Investment Commentary –May 29th, 2018
Year to Date Market Indices as of Market Close May 29th, 2018
Dow 24,361 (-1.45%)
S&P 2,689 (0.61%)
NASDAQ 7,396 (7.14%)
Gold $1,304 (-1.77%)
OIL $66.82 (20.63%)
US 10Y Treasury 2.78 (37.35%)
Barclay Bond Aggregate (-2.04%)
Fed Funds Rate 1.75 (last increase was 3/21/18)
Dow ends nearly 400 points lower as Italy’s political turmoil roils global markets
U.S. stocks ended sharply lower on Tuesday, with the Dow industrials down nearly 400 points as traders reacted to fresh political drama in Italy after a three-day weekend.
Another Italian election looks likely within a few months, and investors fear it could turn into a de facto referendum on the country’s membership in the euro.
The S&P 500 SPX, -1.16% fell 31.47 points, or 1.2%, to 2,689.86 with nine of the 11 main sectors finishing with losses. Financials led the declines, down 3.4%, tracking falling Treasury yields. Industrials and materials fell 1.6% and 1.8% respectively. Real estate and utilities shares were the only bright spot on Wall Street, suggesting a defensive posture.
Meanwhile, the Nasdaq Composite COMP, -0.50% fell 37.26 points, or 0.5%, to 7,396.59.
With two more sessions before the end of month, the three gauges are still on track for modest monthly gains in May.
Why Italy’s crisis could be a buying opportunity for stock investors
Italy’s latest political-economic-monetary crisis, which is rattling the financial markets, provides investors with yet another opportunity to learn how to react to the latest news headlines.
That’s because Italy’s troubles aren’t the first time in which countries, under the burden of too much debt and restrictive fiscal and monetary policies, threaten to break free of the currency regime — in this case the euro EURUSD, +0.7972% — in which they have been operating. Invariably following those prior crises, stock investors reacted with alarm, but more often than not the stock market quickly recovered and soon was trading for more than where it stood prior to the crisis erupting.
Perhaps the most spectacular recent illustration of this was the stock market’s reaction to the United Kingdom’s June 2016 referendum to exit the European Union (a.k.a “Brexit”). The Dow Jones Industrial Average DJIA, -1.58% dropped almost 1,000 points in the two trading days following the vote. But after just eight subsequent trading sessions, the Dow was higher than where it stood before the Brexit vote.
Around the Web:
Bond price rally: Prices of U.S. government bonds rose sharply, sending their yields lower, as investors focused on indicators of moderating economic growth. After reaching a seven-year high of 3.11% on May 17, the yield of the 10-year U.S. Treasury bond sank below the 3.00% threshold on Thursday and finished the week around 2.93%.

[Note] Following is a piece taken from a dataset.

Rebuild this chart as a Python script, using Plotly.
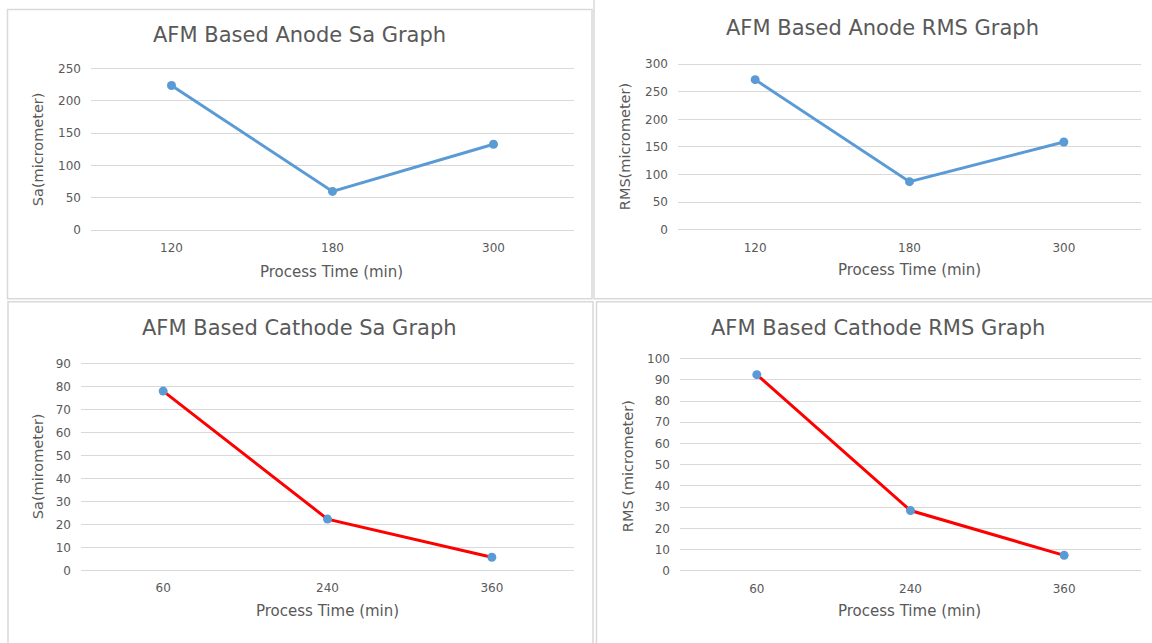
import plotly.graph_objects as go

# Process times (categories) and surface roughness values
anode_times = ["120", "180", "300"]
anode_sa = [224, 60, 133]
anode_rms = [272, 87, 159]

cathode_times = ["60", "240", "360"]
cathode_sa = [78, 22.3, 5.7]
cathode_rms = [92.4, 28.4, 7.3]

W, H = 1152, 643
BLUE = "#5b9bd5"
RED = "#ff0000"
GRID = "#d9d9d9"
TEXT = "#595959"
FONT = "DejaVu Sans"
EDGE = 3  # px of headroom so the gridlines at 0 and at the top stay visible


def px(x):
    return x / W


def py(y):
    return 1 - y / H


panels = [
    dict(title="AFM Based Anode Sa Graph", ytitle="Sa(micrometer)",
         x=anode_times, y=anode_sa, line=BLUE, ymax=250, dtick=50,
         dom_x=(91, 574), dom_y=(65.5, 229),
         title_pos=(299, 31), xt_pos=(331, 271), yt_pos=(38, 147)),
    dict(title="AFM Based Anode RMS Graph", ytitle="RMS(micrometer)",
         x=anode_times, y=anode_rms, line=BLUE, ymax=300, dtick=50,
         dom_x=(678, 1141), dom_y=(61, 228.5),
         title_pos=(882, 24), xt_pos=(909, 269), yt_pos=(625, 145)),
    dict(title="AFM Based Cathode Sa Graph", ytitle="Sa(mirometer)",
         x=cathode_times, y=cathode_sa, line=RED, ymax=90, dtick=10,
         dom_x=(81, 574), dom_y=(364, 573.5),
         title_pos=(299, 328), xt_pos=(327, 615), yt_pos=(38, 468)),
    dict(title="AFM Based Cathode RMS Graph", ytitle="RMS (micrometer)",
         x=cathode_times, y=cathode_rms, line=RED, ymax=100, dtick=10,
         dom_x=(680, 1141), dom_y=(359, 574),
         title_pos=(878, 328), xt_pos=(909, 615), yt_pos=(628, 468)),
]

fig = go.Figure()
annotations = []
layout_axes = {}

for i, p in enumerate(panels, start=1):
    xa = "x" if i == 1 else f"x{i}"
    ya = "y" if i == 1 else f"y{i}"
    fig.add_trace(go.Scatter(
        x=p["x"], y=p["y"], xaxis=xa, yaxis=ya, mode="lines+markers",
        line=dict(color=p["line"], width=3),
        marker=dict(color=BLUE, size=9),
        showlegend=False, cliponaxis=False,
    ))
    xkey = "xaxis" if i == 1 else f"xaxis{i}"
    ykey = "yaxis" if i == 1 else f"yaxis{i}"
    top, bottom = p["dom_y"]
    pad = p["ymax"] * EDGE / (bottom - top)
    layout_axes[xkey] = dict(
        domain=[px(p["dom_x"][0]), px(p["dom_x"][1])],
        anchor=ya, type="category", range=[-0.5, 2.5],
        showgrid=False, zeroline=False, showline=False, ticks="",
        ticklabelstandoff=6,
        tickfont=dict(family=FONT, size=12, color=TEXT),
        fixedrange=True,
    )
    layout_axes[ykey] = dict(
        domain=[py(bottom + EDGE), py(top - EDGE)],
        anchor=xa, range=[-pad, p["ymax"] + pad], dtick=p["dtick"], tick0=0,
        showgrid=True, gridcolor=GRID, gridwidth=1,
        zeroline=False, showline=False, ticks="",
        ticklabelstandoff=9,
        tickfont=dict(family=FONT, size=12, color=TEXT),
        fixedrange=True,
    )
    annotations.append(dict(
        text=p["title"], x=px(p["title_pos"][0]), y=py(p["title_pos"][1]),
        xref="paper", yref="paper", showarrow=False,
        xanchor="center", yanchor="middle",
        font=dict(family=FONT, size=21, color=TEXT),
    ))
    annotations.append(dict(
        text="Process Time (min)", x=px(p["xt_pos"][0]), y=py(p["xt_pos"][1]),
        xref="paper", yref="paper", showarrow=False,
        xanchor="center", yanchor="middle",
        font=dict(family=FONT, size=15, color=TEXT),
    ))
    annotations.append(dict(
        text=p["ytitle"], x=px(p["yt_pos"][0]), y=py(p["yt_pos"][1]),
        xref="paper", yref="paper", showarrow=False, textangle=-90,
        xanchor="center", yanchor="middle",
        font=dict(family=FONT, size=14.5, color=TEXT),
    ))

# Frames around each chart panel
frames = [
    (7.5, 5.5, 592, 298.5),
    (594, -10, 1170, 298.5),
    (8, 301.5, 593, 670),
    (596.5, 301.5, 1170, 670),
]
shapes = [
    dict(type="rect", xref="paper", yref="paper",
         x0=px(x0), x1=px(x1), y0=py(y1), y1=py(y0),
         line=dict(color=GRID, width=1.5), fillcolor="rgba(0,0,0,0)",
         layer="below")
    for x0, y0, x1, y1 in frames
]

fig.update_layout(
    width=W, height=H,
    margin=dict(l=0, r=0, t=0, b=0),
    paper_bgcolor="white", plot_bgcolor="white",
    annotations=annotations, shapes=shapes,
    **layout_axes,
)

fig.write_html("out.html", config={"displayModeBar": False})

Fed minutes: The potential for an interest-rate hike in June grew after the U.S. Federal Reserve on Wednesday released the minutes from its latest meeting. The minutes said that Fed board members generally agreed that “it would likely soon be appropriate” to approve another rate hike if the economy continues to grow as expected. The Fed’s next meeting is June 12–13.
Trade tensions: The Dow climbed 298 points on Monday to its highest level in more than two months after U.S. Treasury Secretary Steven Mnuchin suspended efforts to impose tariffs on $150 billion in Chinese imported goods. However, tensions rose a couple days later as President Donald Trump raised the prospect of imposing new tariffs on imported automobiles.
Wednesday: First-quarter GDP, second estimate, U.S. Bureau of Economic Analysis
Friday: Monthly jobs and unemployment, U.S. Bureau of Labor Statistics
Other Notable Indices (YTD)
Russell 2000 (small caps) 6.43
EAFE International -0.62
EAFE Emerging Markets 0.15
Shiller Annuity Index 5.50
The views presented are not intended to be relied on as a forecast, research or investment advice and are the opinions of the sources cited and are subject to change based on subsequent developments. They are not a recommendation, offer or solicitation to buy or sell any securities or to adopt any investments.